Une bibliothèque ressemble à une construction pierre à pierre, ou pas à pas. Comme l’écrit Antonio Machado du voyage, une bibliothèque se construit en marchant, en marchant dans son chemin de vie, celui qu’on ignore avant de l’accomplir. C’est pourquoi tout un chapitre de mon livre Archives Incandescentes traite de ma bibliothèque, dans sa composante savante, de la façon dont elle m’accompagne et dont elle me fuit tour à tour, de la façon dont je la transporte avec moi et dont je la perds tour à tour.
Mais pour essayer de répondre tout de même, je me dis que ma bibliothèque idéale serait infinie en même temps qu’elle se résumerait à une seule lettre, disparue. Ce pourrait être le E ou bien le Z.
Ou encore, je pourrai dire que j’aime le compagnonnage des livres d’artistes, la beauté fragile de la typographie ancienne, les nuances d’une gravure… d’où mon lien déjà ancien avec Dominique Limon, ou avec l’art en mouvement de Hippolyte Ludo…Je pense au magnifique travail de l’Atelier des Grames, en fait, à la matière et à l’invention des précieux nouages entre un texte et l’objet qui le contient ou le porte...aux livres que tu as composé avec des artistes plasticiens et qui produisent en moi une rêverie heureuse.
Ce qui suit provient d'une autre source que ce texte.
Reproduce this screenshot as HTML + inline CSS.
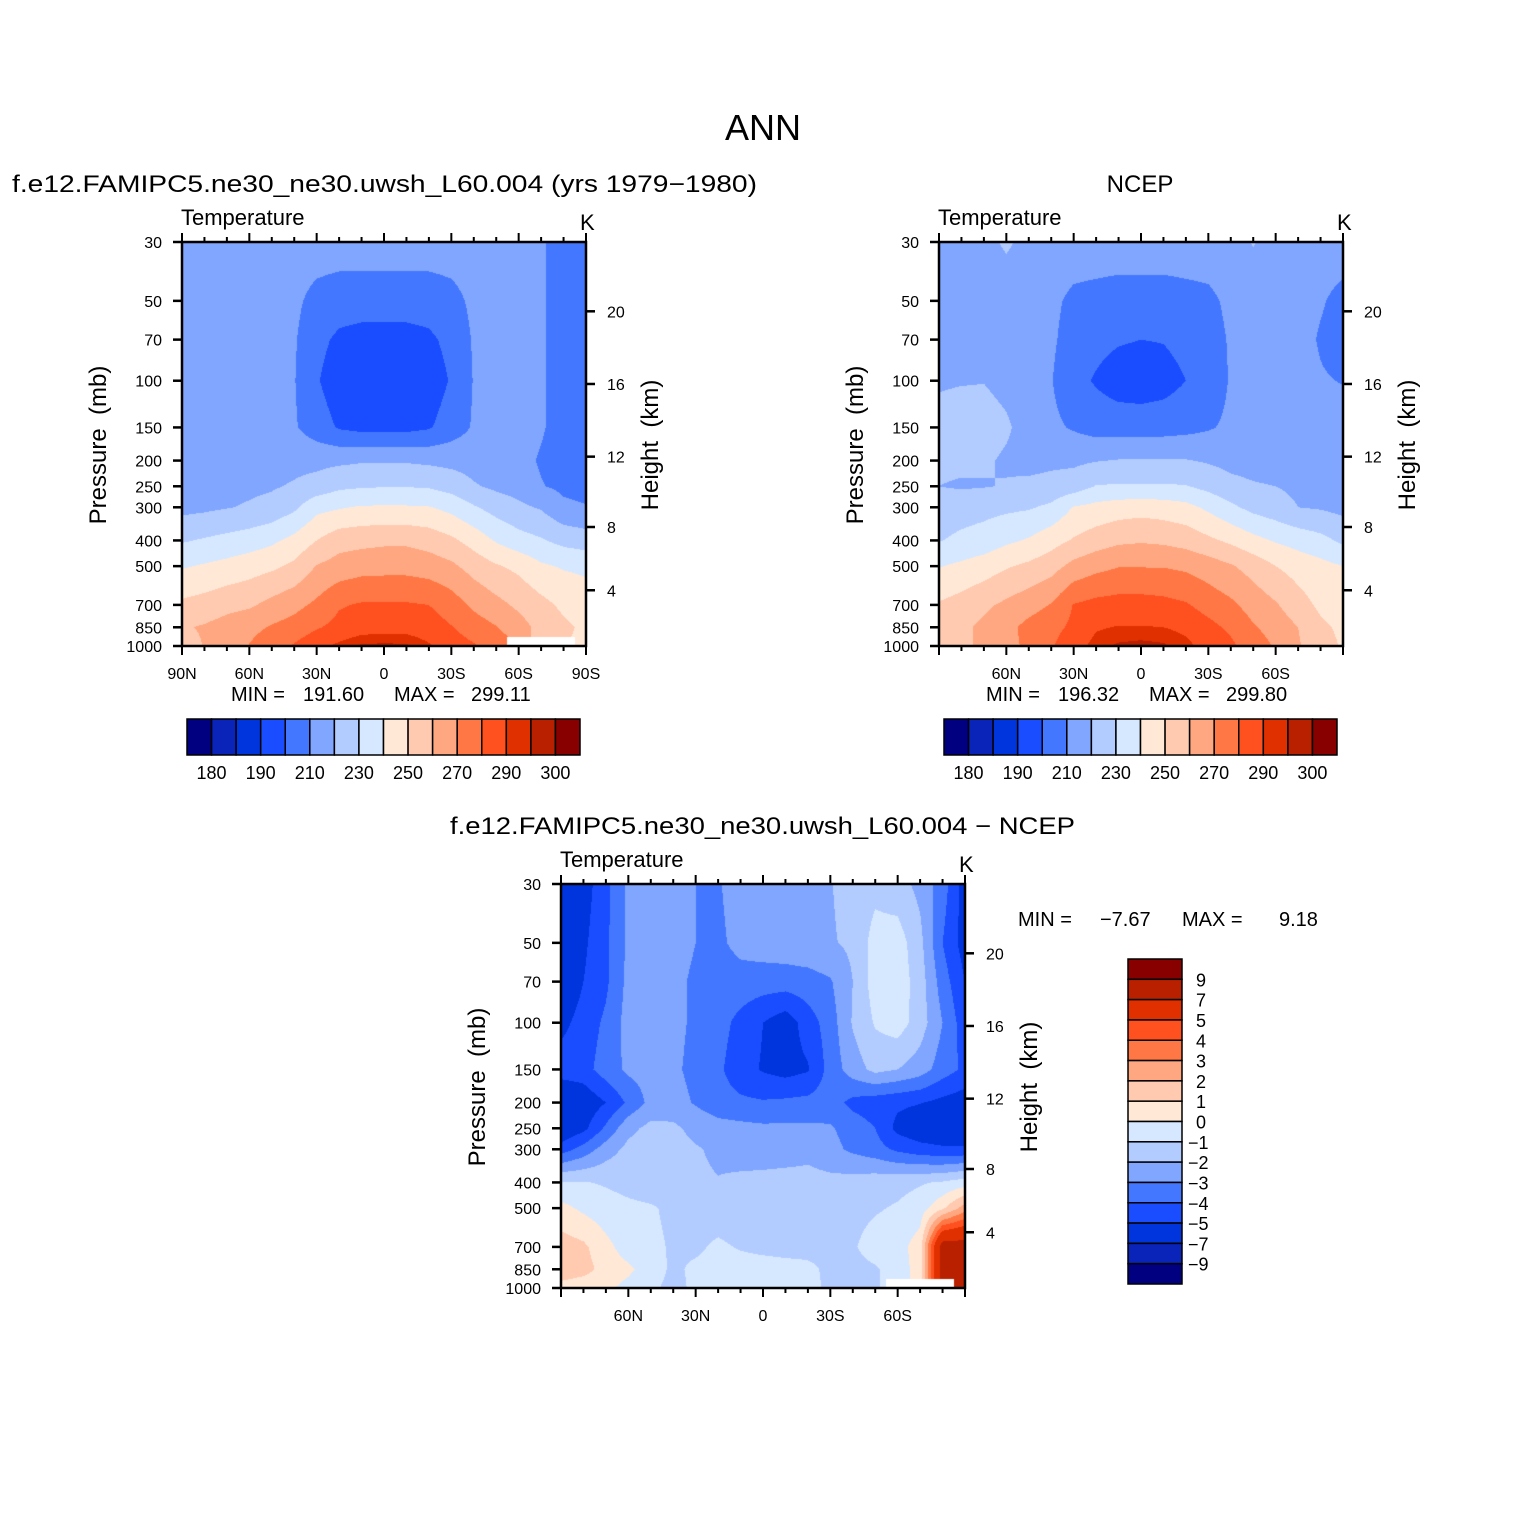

Et puis, il y a bien sûr les rencontres majeures – Edmond Jabès, Eugène Guillevic, Albert Camus, René Char, Georges Pérec… – et d’autres rencontres plus contemporaines, toujours faites de fulgurance : Antoine Emaz, Caroline Sagot-Duvauroux, Jean Louis Giovannoni... la poésie de Ghérasim Luca… plus récemment la rencontre avec l’écriture si limpide de Cécile Guivarch qui me touche tant car elle étreint musique intérieure, musicalité et texte.